Ayrıca tekstil sektörü ile ilk kez bu yıllarda üniversite- sanayi işbirliği çerçevesinde ortak çalışmalar yapılmaya başlandı. 1980 ler aynı zamanda YÖK ile ortaya çıkan yeni yapılanmalara uyum sağlama çabalarına sahne oldu. Ancak yerleşik gelenek ve deneyimlerinin sayesinde; bölümümüz, eğitim öğretimini olumsuzluklardan fazla zarar görmeden sürdürebildi.

1990 larda bölümün müfredatında giysi tasarımı ile ilgili dersler, projeler ve atölyeler de yer almaya başladı. Böylece Tekstil Tasarımı Bölümü “Tekstil Anasanat Dalı” altında: Dokuma Tasarımı Sanat Dalı, Baskı Tasarımı Sanat Dalı, Giysi Tasarımı Sanat Dalı olarak yeniden düzenlenmiş oldu.

2000 -2002 yılları arasında bölüm başkanlığı yapmış olan Prof. Aygun TUĞAY da gerek Giysi Tasarımı Sanat Dalı’nın sorumlusu gerekse bölüm başkanı olarak, bölümün gelişiminin ve başarılarının aynı şekilde sürdürülmesini sağladı.

2002- 2008 yılları arasında, benim bölüm başkanlığı yapmış olduğum dönem, kredili sistemin uygulanmaya başlaması, üniversitemizin ve bölümümüzün uluslararası ilişkilerinin geliştirilmesi ve  birçok Avrupa üniversitesi ile Erasmus çerçevesinde öğrenci değişimlerinin yapılmaya başlamasına rastlamış oldu. Halen bölümümüzde her yarıyıl Avrupa üniversitelerinden 10 dolayında Erasmus öğrencisi öğrenim görmekte, 4 öğrencimiz de aynı şekilde yurtdışına gönderilmektedir.
Gerek uluslararası öğrenci değişimlerinin, gerekse öğretim elemanlarımızın, bölümümüzün, fakültemizin ve üniversitemizin kurmuş olduğu yurtdışı üniversiteler ve bölümlerle ilişkilerin gelişmesi sonucu, bu üniversitelerin Tekstil ve Moda Tasarımı bölümleri ile ortak projeler yürütülmekte çok başarılı sonuçlar alınmaktadır. Örneğin; Almanya- Flensburg  Üniversitesi ile 20 -30 öğrencimizin katıldığı yüzey tasarımı projesi ve aksesuar tasarımı projeleri yürütülmüş, karşılıklı
sergiler açılmış, yayınlar yapılmıştır. Ortak çalışmalarımız beş yıldır başarılı bir şekilde sürdürülmektedir. Yine aynı şekilde Almanya- Halle Sanat Üniversitesi ile de ortak olarak dokuma kumaş tasarımı projesi yürütülmüş karşılıklı sergiler açılmış yayınlar yapılmıştır.
Bölümümüz, Avrupa’nın sayılı ilk 15-20 bölümü içinde yer almakta, bu çerçevede uluslararası etkinliklere davet edilmektedir.

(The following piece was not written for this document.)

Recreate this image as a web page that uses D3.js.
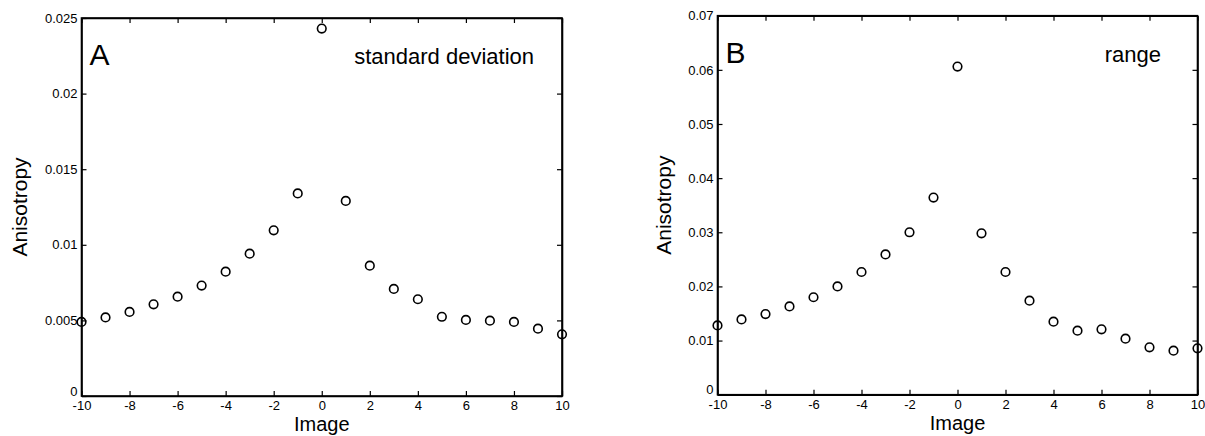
<!DOCTYPE html>
<html>
<head>
<meta charset="utf-8">
<script src="https://cdn.jsdelivr.net/npm/d3@7"></script>
<style>
  body { margin: 0; background: #fff; }
  svg text { font-family: "Liberation Sans", Arial, sans-serif; fill: #000; }
</style>
</head>
<body>
<div id="chart"></div>
<script>
// image offsets shared by both panels
const IMAGES = [-10, -9, -8, -7, -6, -5, -4, -3, -2, -1, 0, 1, 2, 3, 4, 5, 6, 7, 8, 9, 10];
const X_TICKS = [-10, -8, -6, -4, -2, 0, 2, 4, 6, 8, 10];
const X_TICK_LABELS = ['-10', '-8', '-6', '-4', '-2', '0', '2', '4', '6', '8', '10'];

// panel A: standard deviation
const stdValues = [0.0049, 0.0052, 0.00556, 0.00606, 0.00657, 0.0073, 0.00822, 0.00941, 0.01096, 0.0134,
  0.0243, 0.0129, 0.00862, 0.00708, 0.0064, 0.00524, 0.00503, 0.00498, 0.0049, 0.00445, 0.00408];
const stdTicks = [0, 0.005, 0.01, 0.015, 0.02, 0.025];
const stdTickLabels = ['0', '0.005', '0.01', '0.015', '0.02', '0.025'];

// panel B: range
const rangeValues = [0.0128, 0.0139, 0.0149, 0.0163, 0.018, 0.02, 0.02266, 0.0259, 0.030, 0.0364,
  0.0606, 0.0298, 0.02266, 0.01737, 0.01349, 0.01182, 0.01208, 0.01034, 0.00875, 0.00813, 0.00857];
const rangeTicks = [0, 0.01, 0.02, 0.03, 0.04, 0.05, 0.06, 0.07];
const rangeTickLabels = ['0', '0.01', '0.02', '0.03', '0.04', '0.05', '0.06', '0.07'];

const width = 1205;
const height = 436;
const FONT = '"Liberation Sans", Arial, sans-serif';

const svg = d3.select('#chart')
  .append('svg')
  .attr('width', width)
  .attr('height', height);

const drawPanel = (opts) => {
  const { left, right, top, bottom } = opts.box;
  const x = d3.scaleLinear().domain([-10, 10]).range([left, right]);
  const y = d3.scaleLinear().domain([0, opts.yMax]).range([bottom, top]);
  const g = svg.append('g');

  // frame
  g.append('rect')
    .attr('x', left)
    .attr('y', top)
    .attr('width', right - left)
    .attr('height', bottom - top)
    .attr('fill', 'none')
    .attr('stroke', '#000')
    .attr('stroke-width', 1.6);

  const fmtY = (d) => opts.tickLabels[opts.ticks.indexOf(d)];
  const fmtX = (d) => X_TICK_LABELS[X_TICKS.indexOf(d)];

  // bottom axis (labels) + top axis (ticks only)
  const xb = g.append('g')
    .attr('transform', `translate(0,${bottom})`)
    .call(d3.axisBottom(x).tickValues(X_TICKS).tickFormat(fmtX).tickSize(-5).tickSizeOuter(0).tickPadding(5));
  xb.selectAll('text').attr('font-size', 13).attr('font-family', FONT);
  g.append('g')
    .attr('transform', `translate(0,${top})`)
    .call(d3.axisTop(x).tickValues(X_TICKS).tickSize(-5).tickSizeOuter(0).tickFormat(''));

  // left axis (labels) + right axis (ticks only)
  const yl = g.append('g')
    .attr('transform', `translate(${left},0)`)
    .call(d3.axisLeft(y).tickValues(opts.ticks).tickFormat(fmtY).tickSize(-5).tickSizeOuter(0).tickPadding(4));
  yl.selectAll('text').attr('font-size', 13).attr('font-family', FONT);
  // lift the zero label clear of the -10 label
  yl.selectAll('.tick').filter((d) => d === 0).select('text').attr('y', -5);
  g.append('g')
    .attr('transform', `translate(${right},0)`)
    .call(d3.axisRight(y).tickValues(opts.ticks).tickSize(-5).tickSizeOuter(0).tickFormat(''));

  g.selectAll('.domain').attr('stroke-width', 1.6);
  g.selectAll('.tick line').attr('stroke-width', 1.2);

  // markers
  g.selectAll('circle.pt')
    .data(IMAGES.map((d, i) => ({ img: d, v: opts.values[i] })))
    .enter()
    .append('circle')
    .attr('class', 'pt')
    .attr('cx', (d) => x(d.img))
    .attr('cy', (d) => y(d.v))
    .attr('r', 4.3)
    .attr('fill', 'none')
    .attr('stroke', '#000')
    .attr('stroke-width', 1.6);

  // axis titles
  g.append('text')
    .attr('x', (left + right) / 2)
    .attr('y', bottom + 35)
    .attr('text-anchor', 'middle')
    .attr('font-size', 20)
    .text('Image');
  g.append('text')
    .attr('transform', `translate(${opts.yTitleX},${(top + bottom) / 2}) rotate(-90)`)
    .attr('text-anchor', 'middle')
    .attr('font-size', 21)
    .text('Anisotropy');

  // panel letter and caption
  g.append('text')
    .attr('x', left + 8)
    .attr('y', top + 47)
    .attr('font-size', 30)
    .text(opts.letter);
  g.append('text')
    .attr('x', opts.captionX)
    .attr('y', top + 46)
    .attr('text-anchor', 'end')
    .attr('font-size', 22)
    .text(opts.caption);
};

drawPanel({
  box: { left: 81.5, right: 562, top: 18, bottom: 396 },
  yMax: 0.025,
  ticks: stdTicks,
  tickLabels: stdTickLabels,
  values: stdValues,
  letter: 'A',
  caption: 'standard deviation',
  captionX: 534,
  yTitleX: 27,
});

drawPanel({
  box: { left: 717.5, right: 1197.5, top: 15.7, bottom: 394.7 },
  yMax: 0.07,
  ticks: rangeTicks,
  tickLabels: rangeTickLabels,
  values: rangeValues,
  letter: 'B',
  caption: 'range',
  captionX: 1161,
  yTitleX: 671,
});
</script>
</body>
</html>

90 lı yıllarda başlamış olan, endüstri ile yakın ilişkiler ve işbirlikleri daha da artarak sürdürülmüş, özellikle İTKİB ve Giyim Sanayileri Derneği (GSD) ile ortak çalışmalar yapılmıştır. Gerek bu kurumların gerekse tekstil firmalarının yeni yeni yarışmalar açmaya başlamasıyla dokuma, baskı ve giysi tasarımı, aksesuar tasarımı alanlarında, öğrencilerimiz pek çok başarılı sonuçlar almışlardır.
21 yıldan bu yana İHKİB tarafından düzenli ve kesintisiz yapılan, tüm genç tasarımcılara ve okullara açık, niteliği yüksek “Koza Genç Moda Tasarımcıları” yarışmasında bugüne kadar verilmiş olan 63 ödülün 33’ünü, İTHİB tarafından 8 yıldan beri düzenlenen “Kumaş Tasarımı Yarışması”nda 24 ödülden 12 sini, yine aynı şekilde, katılmış oldukları diğer pek çok yarışmada da verilen ödüllerin daima yarıdan fazlasını bölümümüz öğrencileri kazanmışlardır.
Ayrıca pek çok öğrencimiz uluslararası yarışmalarda dereceye girerek başarılı olmuşlardır. Bugün de bu başarılarını ulusal ve uluslararası alanda artarak sürdürmektedirler.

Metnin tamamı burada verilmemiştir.